- **AIM OF THE TASK**
From the first line of the data below through the line bearing "34, bottom: 261", reproduce each line exactly; do not include pictures.

- **SOURCE DATA**
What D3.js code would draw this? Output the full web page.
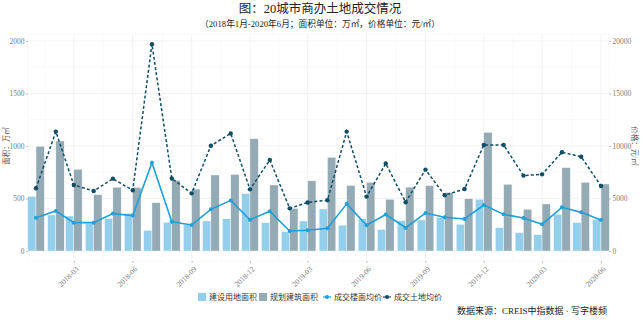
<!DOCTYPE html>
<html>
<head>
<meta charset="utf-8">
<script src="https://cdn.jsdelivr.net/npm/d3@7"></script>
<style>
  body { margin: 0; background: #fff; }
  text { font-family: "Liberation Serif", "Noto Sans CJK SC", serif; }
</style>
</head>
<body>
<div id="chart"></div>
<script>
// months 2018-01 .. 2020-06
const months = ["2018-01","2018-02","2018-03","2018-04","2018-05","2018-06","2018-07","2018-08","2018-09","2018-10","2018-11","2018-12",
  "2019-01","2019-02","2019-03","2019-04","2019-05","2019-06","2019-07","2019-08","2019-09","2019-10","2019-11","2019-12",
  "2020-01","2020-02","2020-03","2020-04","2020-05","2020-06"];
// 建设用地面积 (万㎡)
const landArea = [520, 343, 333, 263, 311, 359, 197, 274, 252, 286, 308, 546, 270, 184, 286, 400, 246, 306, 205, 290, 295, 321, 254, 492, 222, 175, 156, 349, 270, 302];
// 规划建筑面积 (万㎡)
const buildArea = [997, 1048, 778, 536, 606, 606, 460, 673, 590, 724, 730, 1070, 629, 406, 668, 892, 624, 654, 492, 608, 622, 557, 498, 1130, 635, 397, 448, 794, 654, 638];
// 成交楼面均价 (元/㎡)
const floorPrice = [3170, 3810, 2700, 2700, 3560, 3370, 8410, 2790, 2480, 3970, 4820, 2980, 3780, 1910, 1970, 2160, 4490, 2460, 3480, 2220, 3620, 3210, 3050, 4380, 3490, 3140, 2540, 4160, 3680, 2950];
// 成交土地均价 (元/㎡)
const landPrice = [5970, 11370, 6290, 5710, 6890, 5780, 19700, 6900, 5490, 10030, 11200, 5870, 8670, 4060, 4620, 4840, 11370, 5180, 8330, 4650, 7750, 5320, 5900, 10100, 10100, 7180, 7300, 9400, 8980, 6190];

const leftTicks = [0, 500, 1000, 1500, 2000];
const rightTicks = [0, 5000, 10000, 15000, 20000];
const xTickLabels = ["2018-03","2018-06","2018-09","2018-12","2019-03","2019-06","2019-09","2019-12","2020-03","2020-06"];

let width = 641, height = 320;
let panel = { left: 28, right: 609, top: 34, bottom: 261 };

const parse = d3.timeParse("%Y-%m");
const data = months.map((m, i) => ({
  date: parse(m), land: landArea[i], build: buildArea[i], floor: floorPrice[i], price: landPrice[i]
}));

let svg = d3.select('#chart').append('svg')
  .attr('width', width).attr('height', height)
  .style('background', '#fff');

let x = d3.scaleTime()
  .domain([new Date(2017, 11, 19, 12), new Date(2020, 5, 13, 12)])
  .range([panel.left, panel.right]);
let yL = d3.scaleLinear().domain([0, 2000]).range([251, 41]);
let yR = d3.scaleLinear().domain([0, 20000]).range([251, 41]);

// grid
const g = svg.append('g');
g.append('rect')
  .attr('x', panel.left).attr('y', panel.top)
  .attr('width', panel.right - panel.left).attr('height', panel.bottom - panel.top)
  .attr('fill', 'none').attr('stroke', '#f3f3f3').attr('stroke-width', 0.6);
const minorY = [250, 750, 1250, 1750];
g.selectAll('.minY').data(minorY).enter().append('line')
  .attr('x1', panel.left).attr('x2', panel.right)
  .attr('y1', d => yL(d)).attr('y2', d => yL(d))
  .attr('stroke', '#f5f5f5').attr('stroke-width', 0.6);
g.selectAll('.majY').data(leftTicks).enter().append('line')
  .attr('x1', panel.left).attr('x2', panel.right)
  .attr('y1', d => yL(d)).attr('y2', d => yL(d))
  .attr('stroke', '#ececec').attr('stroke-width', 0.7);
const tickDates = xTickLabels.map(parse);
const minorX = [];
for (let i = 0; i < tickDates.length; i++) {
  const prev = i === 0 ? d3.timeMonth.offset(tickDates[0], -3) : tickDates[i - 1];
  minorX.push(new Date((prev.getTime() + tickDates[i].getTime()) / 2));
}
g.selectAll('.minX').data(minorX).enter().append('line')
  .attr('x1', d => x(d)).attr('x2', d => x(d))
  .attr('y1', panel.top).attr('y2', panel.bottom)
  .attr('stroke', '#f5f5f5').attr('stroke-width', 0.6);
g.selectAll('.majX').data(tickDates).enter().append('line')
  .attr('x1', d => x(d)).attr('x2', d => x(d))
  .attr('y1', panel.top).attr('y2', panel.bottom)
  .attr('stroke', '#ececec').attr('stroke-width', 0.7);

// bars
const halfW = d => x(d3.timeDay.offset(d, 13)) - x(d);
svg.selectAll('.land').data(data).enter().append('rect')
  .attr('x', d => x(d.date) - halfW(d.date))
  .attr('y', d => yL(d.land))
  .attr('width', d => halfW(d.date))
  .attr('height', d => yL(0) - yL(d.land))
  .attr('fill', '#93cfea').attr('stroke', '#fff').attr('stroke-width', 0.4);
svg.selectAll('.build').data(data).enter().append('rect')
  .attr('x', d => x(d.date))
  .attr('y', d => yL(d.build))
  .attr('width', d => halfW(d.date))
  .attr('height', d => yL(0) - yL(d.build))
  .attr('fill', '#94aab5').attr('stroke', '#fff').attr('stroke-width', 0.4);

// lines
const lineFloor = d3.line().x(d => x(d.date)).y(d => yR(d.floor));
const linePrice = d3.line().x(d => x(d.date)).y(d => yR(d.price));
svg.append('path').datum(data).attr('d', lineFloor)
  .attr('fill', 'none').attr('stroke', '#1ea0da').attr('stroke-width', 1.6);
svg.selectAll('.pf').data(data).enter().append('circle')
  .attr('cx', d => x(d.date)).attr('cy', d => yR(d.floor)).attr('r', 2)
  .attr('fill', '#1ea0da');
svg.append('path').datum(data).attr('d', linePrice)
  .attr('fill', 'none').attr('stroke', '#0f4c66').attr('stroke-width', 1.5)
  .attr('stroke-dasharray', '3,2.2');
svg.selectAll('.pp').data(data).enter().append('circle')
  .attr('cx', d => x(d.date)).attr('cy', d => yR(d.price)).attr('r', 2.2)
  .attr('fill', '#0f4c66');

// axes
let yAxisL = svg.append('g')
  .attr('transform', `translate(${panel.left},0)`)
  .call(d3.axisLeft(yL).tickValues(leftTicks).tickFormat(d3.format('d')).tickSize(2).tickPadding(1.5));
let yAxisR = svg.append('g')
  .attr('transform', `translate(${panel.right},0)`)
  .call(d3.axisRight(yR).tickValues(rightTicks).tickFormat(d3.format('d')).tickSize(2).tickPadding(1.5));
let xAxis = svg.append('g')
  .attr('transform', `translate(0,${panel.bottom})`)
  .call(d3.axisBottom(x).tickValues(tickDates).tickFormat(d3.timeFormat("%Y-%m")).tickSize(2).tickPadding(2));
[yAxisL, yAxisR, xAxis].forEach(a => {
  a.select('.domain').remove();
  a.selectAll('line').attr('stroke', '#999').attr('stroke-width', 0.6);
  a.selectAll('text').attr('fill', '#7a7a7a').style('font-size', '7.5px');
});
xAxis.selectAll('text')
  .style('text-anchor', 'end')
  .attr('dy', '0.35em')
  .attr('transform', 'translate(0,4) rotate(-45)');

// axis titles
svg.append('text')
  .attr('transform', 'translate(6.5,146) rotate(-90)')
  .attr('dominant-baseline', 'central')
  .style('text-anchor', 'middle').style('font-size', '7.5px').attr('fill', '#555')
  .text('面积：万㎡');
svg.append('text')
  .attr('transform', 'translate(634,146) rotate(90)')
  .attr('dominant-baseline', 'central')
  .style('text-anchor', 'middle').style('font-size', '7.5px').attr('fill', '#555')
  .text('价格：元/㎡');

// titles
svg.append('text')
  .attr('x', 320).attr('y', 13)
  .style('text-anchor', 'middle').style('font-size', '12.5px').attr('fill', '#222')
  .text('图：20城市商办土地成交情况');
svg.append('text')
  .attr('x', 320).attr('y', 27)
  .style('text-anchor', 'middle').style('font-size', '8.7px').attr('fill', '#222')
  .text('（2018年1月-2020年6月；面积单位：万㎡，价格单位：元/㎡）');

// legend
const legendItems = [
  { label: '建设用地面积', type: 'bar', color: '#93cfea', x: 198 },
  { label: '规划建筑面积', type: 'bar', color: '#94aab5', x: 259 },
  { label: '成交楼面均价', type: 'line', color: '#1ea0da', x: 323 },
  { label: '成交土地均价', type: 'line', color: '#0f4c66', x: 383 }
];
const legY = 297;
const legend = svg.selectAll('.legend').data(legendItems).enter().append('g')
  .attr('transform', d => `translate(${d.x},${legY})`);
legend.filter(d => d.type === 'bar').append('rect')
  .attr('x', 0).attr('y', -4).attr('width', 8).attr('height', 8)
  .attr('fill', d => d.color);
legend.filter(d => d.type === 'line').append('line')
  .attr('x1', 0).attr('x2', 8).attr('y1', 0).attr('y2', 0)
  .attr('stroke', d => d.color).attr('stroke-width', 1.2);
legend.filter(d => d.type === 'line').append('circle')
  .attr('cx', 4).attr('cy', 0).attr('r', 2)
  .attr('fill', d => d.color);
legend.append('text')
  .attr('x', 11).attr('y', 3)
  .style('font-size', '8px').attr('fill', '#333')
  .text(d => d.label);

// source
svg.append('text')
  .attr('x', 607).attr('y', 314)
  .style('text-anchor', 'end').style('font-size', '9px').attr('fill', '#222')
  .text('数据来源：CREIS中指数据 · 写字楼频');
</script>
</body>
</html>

- **TASK SOLUTION**
What D3.js code would draw this? Output the full web page.
<!DOCTYPE html>
<html>
<head>
<meta charset="utf-8">
<script src="https://cdn.jsdelivr.net/npm/d3@7"></script>
<style>
  body { margin: 0; background: #fff; }
  text { font-family: "Liberation Serif", "Noto Sans CJK SC", serif; }
</style>
</head>
<body>
<div id="chart"></div>
<script>
// months 2018-01 .. 2020-06
const months = ["2018-01","2018-02","2018-03","2018-04","2018-05","2018-06","2018-07","2018-08","2018-09","2018-10","2018-11","2018-12",
  "2019-01","2019-02","2019-03","2019-04","2019-05","2019-06","2019-07","2019-08","2019-09","2019-10","2019-11","2019-12",
  "2020-01","2020-02","2020-03","2020-04","2020-05","2020-06"];
// 建设用地面积 (万㎡)
const landArea = [520, 343, 333, 263, 311, 359, 197, 274, 252, 286, 308, 546, 270, 184, 286, 400, 246, 306, 205, 290, 295, 321, 254, 492, 222, 175, 156, 349, 270, 302];
// 规划建筑面积 (万㎡)
const buildArea = [997, 1048, 778, 536, 606, 606, 460, 673, 590, 724, 730, 1070, 629, 406, 668, 892, 624, 654, 492, 608, 622, 557, 498, 1130, 635, 397, 448, 794, 654, 638];
// 成交楼面均价 (元/㎡)
const floorPrice = [3170, 3810, 2700, 2700, 3560, 3370, 8410, 2790, 2480, 3970, 4820, 2980, 3780, 1910, 1970, 2160, 4490, 2460, 3480, 2220, 3620, 3210, 3050, 4380, 3490, 3140, 2540, 4160, 3680, 2950];
// 成交土地均价 (元/㎡)
const landPrice = [5970, 11370, 6290, 5710, 6890, 5780, 19700, 6900, 5490, 10030, 11200, 5870, 8670, 4060, 4620, 4840, 11370, 5180, 8330, 4650, 7750, 5320, 5900, 10100, 10100, 7180, 7300, 9400, 8980, 6190];

const leftTicks = [0, 500, 1000, 1500, 2000];
const rightTicks = [0, 5000, 10000, 15000, 20000];
const xTickLabels = ["2018-03","2018-06","2018-09","2018-12","2019-03","2019-06","2019-09","2019-12","2020-03","2020-06"];

let width = 641, height = 320;
let panel = { left: 28, right: 609, top: 34, bottom: 261 };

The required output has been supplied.